- _What to produce_: In the data, extract each line that holds the string "this".

========

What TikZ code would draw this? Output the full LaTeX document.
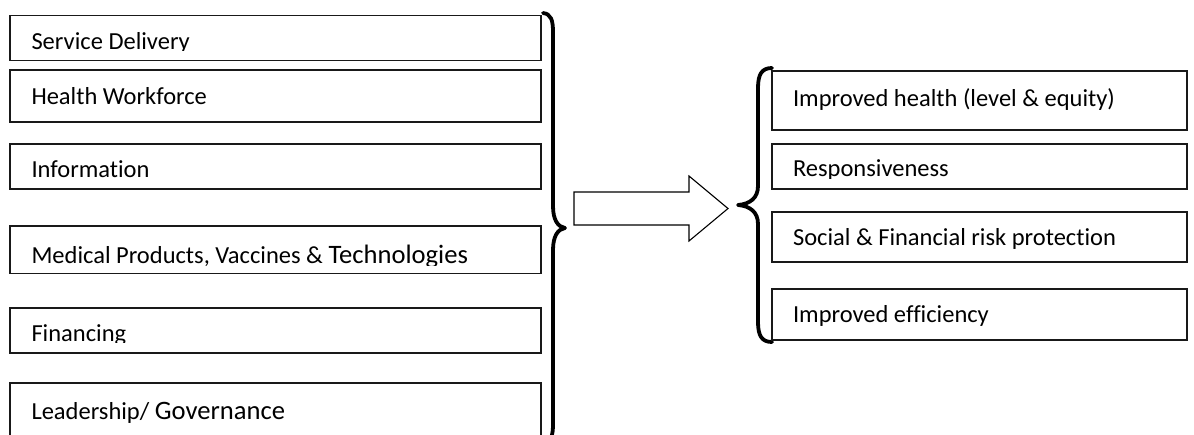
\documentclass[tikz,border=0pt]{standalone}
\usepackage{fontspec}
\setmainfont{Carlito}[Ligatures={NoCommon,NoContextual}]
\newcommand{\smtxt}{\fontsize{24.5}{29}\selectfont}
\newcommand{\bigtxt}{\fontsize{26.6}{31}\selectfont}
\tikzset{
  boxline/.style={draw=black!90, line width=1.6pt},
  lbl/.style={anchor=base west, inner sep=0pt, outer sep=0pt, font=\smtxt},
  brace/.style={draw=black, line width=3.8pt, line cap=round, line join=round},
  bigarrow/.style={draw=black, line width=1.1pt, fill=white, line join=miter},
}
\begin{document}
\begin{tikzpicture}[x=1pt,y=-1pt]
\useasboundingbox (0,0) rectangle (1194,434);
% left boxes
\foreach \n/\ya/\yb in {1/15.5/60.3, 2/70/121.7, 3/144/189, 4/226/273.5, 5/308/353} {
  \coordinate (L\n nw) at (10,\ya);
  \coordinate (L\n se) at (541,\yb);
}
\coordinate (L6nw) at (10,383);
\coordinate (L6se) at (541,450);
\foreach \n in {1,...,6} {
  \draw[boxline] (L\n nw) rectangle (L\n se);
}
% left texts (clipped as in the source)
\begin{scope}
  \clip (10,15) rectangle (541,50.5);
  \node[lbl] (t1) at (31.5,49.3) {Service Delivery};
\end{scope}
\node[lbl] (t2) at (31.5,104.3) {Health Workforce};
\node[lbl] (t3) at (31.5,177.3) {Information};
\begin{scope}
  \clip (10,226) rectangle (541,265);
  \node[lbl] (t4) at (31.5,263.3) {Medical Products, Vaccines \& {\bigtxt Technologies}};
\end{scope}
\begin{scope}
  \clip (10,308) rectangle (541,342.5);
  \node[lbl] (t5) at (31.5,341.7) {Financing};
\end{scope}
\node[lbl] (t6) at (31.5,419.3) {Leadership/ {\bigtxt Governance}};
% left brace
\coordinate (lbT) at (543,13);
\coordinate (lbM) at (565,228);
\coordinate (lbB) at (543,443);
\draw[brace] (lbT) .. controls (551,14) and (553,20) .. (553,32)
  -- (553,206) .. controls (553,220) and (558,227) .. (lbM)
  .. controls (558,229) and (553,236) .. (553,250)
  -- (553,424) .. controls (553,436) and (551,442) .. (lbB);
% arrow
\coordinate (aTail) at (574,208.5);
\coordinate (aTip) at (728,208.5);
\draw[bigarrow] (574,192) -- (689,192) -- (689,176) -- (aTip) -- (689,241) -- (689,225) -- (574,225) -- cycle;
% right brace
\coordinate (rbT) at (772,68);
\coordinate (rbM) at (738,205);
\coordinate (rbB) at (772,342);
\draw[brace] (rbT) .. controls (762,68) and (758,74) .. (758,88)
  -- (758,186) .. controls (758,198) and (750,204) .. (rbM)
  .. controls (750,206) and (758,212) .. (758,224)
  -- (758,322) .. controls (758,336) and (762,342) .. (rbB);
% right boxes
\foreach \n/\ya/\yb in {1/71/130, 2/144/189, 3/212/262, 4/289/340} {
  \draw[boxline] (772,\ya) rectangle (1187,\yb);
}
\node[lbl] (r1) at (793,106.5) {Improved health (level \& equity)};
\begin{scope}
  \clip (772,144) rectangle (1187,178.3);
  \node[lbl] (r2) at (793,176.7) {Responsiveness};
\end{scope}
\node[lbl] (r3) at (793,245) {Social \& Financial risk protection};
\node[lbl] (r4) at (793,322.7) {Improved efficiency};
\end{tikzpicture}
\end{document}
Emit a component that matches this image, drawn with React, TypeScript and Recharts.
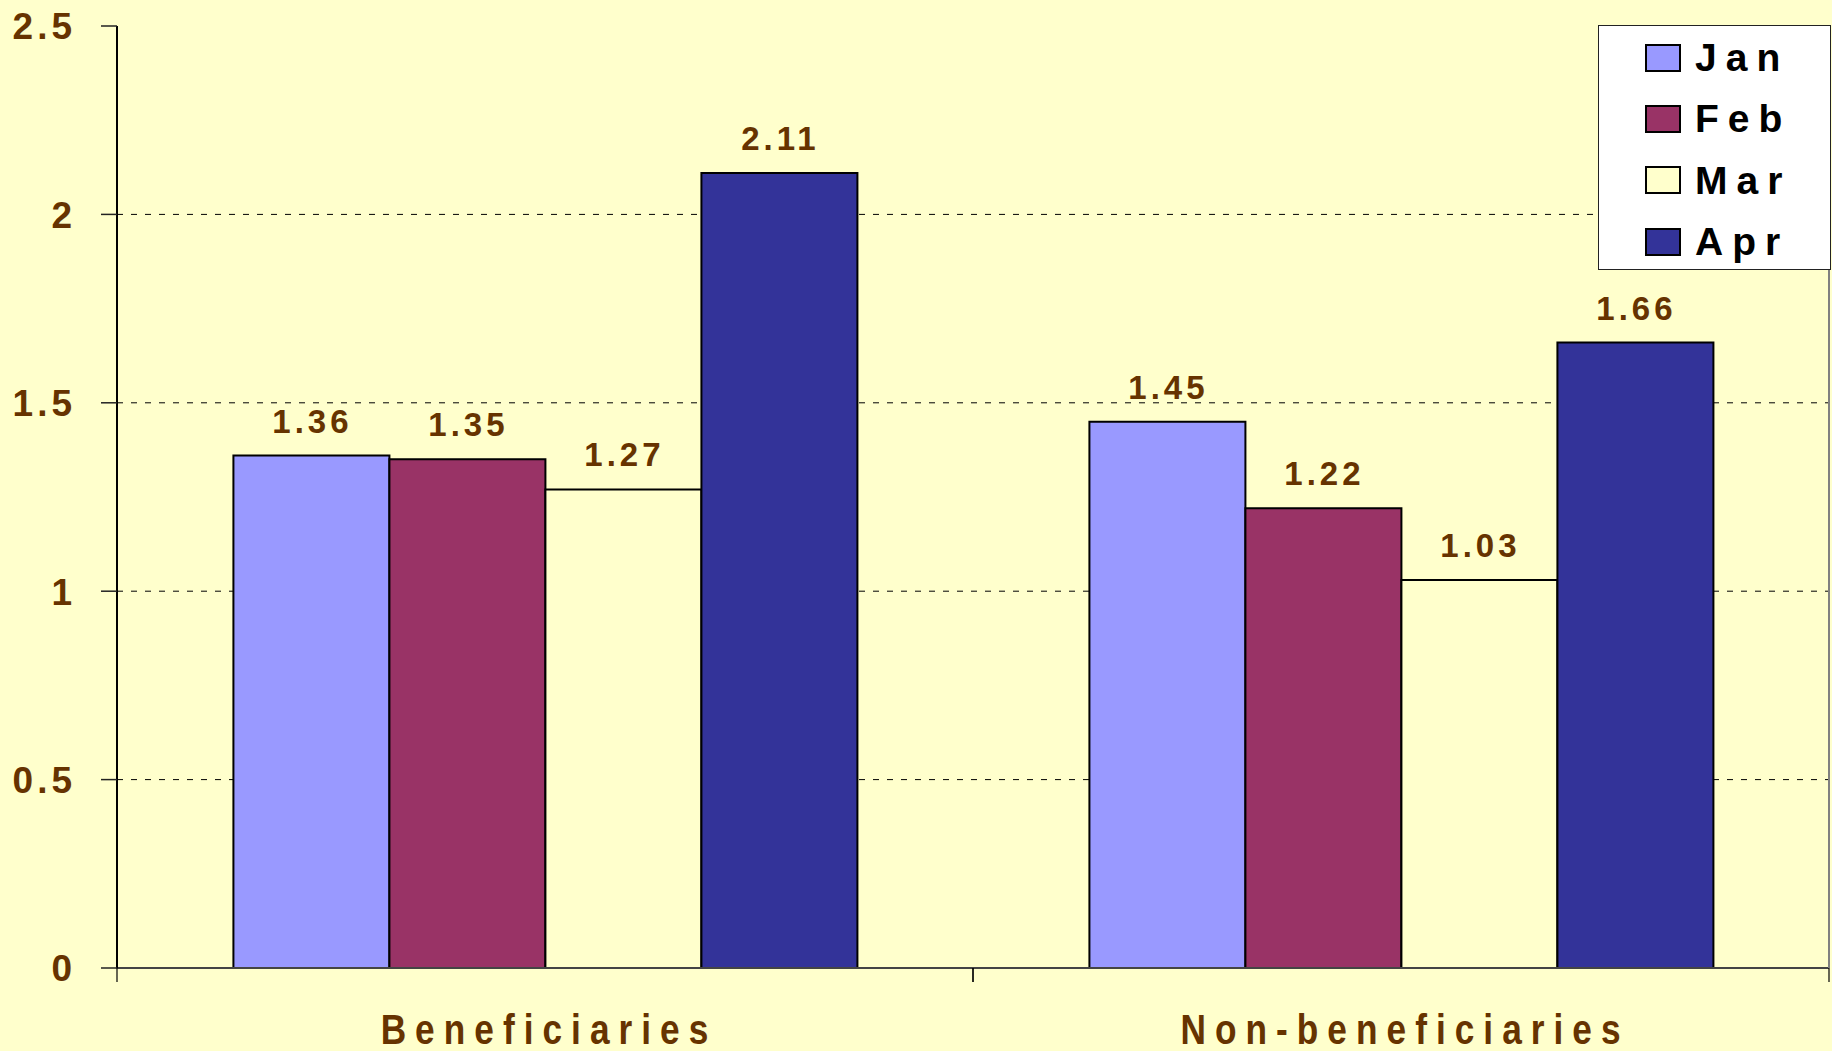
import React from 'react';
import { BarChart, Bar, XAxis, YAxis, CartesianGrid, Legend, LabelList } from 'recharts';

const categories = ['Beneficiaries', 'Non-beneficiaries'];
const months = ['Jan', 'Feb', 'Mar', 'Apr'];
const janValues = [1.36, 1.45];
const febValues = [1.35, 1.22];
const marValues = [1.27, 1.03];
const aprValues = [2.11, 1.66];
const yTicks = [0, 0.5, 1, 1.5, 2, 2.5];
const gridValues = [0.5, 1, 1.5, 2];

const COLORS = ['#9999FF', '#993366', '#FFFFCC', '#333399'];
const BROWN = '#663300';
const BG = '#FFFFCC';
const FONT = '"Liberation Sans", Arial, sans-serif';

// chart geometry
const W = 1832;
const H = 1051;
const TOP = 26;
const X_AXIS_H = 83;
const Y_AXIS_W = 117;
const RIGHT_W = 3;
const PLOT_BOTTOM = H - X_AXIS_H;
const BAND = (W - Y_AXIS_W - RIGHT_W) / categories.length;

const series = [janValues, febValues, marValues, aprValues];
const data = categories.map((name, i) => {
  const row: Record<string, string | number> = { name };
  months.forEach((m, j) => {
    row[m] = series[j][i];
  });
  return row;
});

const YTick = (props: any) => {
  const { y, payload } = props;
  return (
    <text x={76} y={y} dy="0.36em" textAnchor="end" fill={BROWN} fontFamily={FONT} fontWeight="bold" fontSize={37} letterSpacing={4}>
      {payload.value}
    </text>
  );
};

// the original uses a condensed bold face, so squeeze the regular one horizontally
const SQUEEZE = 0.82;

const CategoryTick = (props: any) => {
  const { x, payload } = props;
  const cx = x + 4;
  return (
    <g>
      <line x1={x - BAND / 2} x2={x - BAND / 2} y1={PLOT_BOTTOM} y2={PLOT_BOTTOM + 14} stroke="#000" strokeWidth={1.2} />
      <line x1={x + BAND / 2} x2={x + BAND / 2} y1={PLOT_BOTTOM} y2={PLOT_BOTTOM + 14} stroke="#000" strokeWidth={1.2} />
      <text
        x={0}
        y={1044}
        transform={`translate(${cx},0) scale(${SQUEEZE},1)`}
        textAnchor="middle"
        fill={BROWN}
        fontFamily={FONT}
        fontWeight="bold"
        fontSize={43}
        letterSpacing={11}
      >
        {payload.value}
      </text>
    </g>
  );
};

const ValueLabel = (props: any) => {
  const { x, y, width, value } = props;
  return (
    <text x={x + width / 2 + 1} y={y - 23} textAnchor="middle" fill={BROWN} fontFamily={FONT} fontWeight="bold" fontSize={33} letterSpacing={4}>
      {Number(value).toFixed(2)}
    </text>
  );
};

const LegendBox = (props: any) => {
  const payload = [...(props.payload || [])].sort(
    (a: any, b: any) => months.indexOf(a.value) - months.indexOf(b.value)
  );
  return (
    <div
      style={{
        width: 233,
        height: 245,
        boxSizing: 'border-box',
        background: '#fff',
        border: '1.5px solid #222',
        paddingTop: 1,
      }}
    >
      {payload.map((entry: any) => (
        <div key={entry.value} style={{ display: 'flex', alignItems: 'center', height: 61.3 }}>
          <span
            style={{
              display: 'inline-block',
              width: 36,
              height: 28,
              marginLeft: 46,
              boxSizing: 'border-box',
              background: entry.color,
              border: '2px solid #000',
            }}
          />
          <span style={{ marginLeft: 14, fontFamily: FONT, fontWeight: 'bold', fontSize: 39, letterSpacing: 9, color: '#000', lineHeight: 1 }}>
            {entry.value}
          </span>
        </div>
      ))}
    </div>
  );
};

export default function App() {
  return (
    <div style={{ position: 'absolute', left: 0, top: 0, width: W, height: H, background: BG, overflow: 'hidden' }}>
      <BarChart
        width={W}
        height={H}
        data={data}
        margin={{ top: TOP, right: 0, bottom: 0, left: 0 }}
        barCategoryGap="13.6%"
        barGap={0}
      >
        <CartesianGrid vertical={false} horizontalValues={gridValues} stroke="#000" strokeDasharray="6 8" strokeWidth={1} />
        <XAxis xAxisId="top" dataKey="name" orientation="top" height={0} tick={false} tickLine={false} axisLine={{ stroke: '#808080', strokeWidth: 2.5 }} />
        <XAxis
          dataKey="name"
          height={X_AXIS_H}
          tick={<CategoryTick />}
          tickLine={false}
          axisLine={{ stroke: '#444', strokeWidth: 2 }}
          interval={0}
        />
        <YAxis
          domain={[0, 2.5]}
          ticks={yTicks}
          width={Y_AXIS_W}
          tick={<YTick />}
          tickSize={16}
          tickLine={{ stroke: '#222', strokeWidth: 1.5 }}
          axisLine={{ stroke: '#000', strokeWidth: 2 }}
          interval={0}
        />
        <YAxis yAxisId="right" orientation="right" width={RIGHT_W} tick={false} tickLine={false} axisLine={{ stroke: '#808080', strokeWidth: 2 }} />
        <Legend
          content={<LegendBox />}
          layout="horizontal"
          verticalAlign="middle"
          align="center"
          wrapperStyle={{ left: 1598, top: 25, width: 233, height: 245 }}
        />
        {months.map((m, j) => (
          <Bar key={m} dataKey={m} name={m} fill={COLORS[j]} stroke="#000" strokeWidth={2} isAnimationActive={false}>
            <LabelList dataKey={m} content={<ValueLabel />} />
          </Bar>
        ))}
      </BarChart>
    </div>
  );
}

========

- _Response to the exercise_:
What TikZ code would draw this? Output the full LaTeX document.
Emit a component that matches this image, drawn with React, TypeScript and Recharts.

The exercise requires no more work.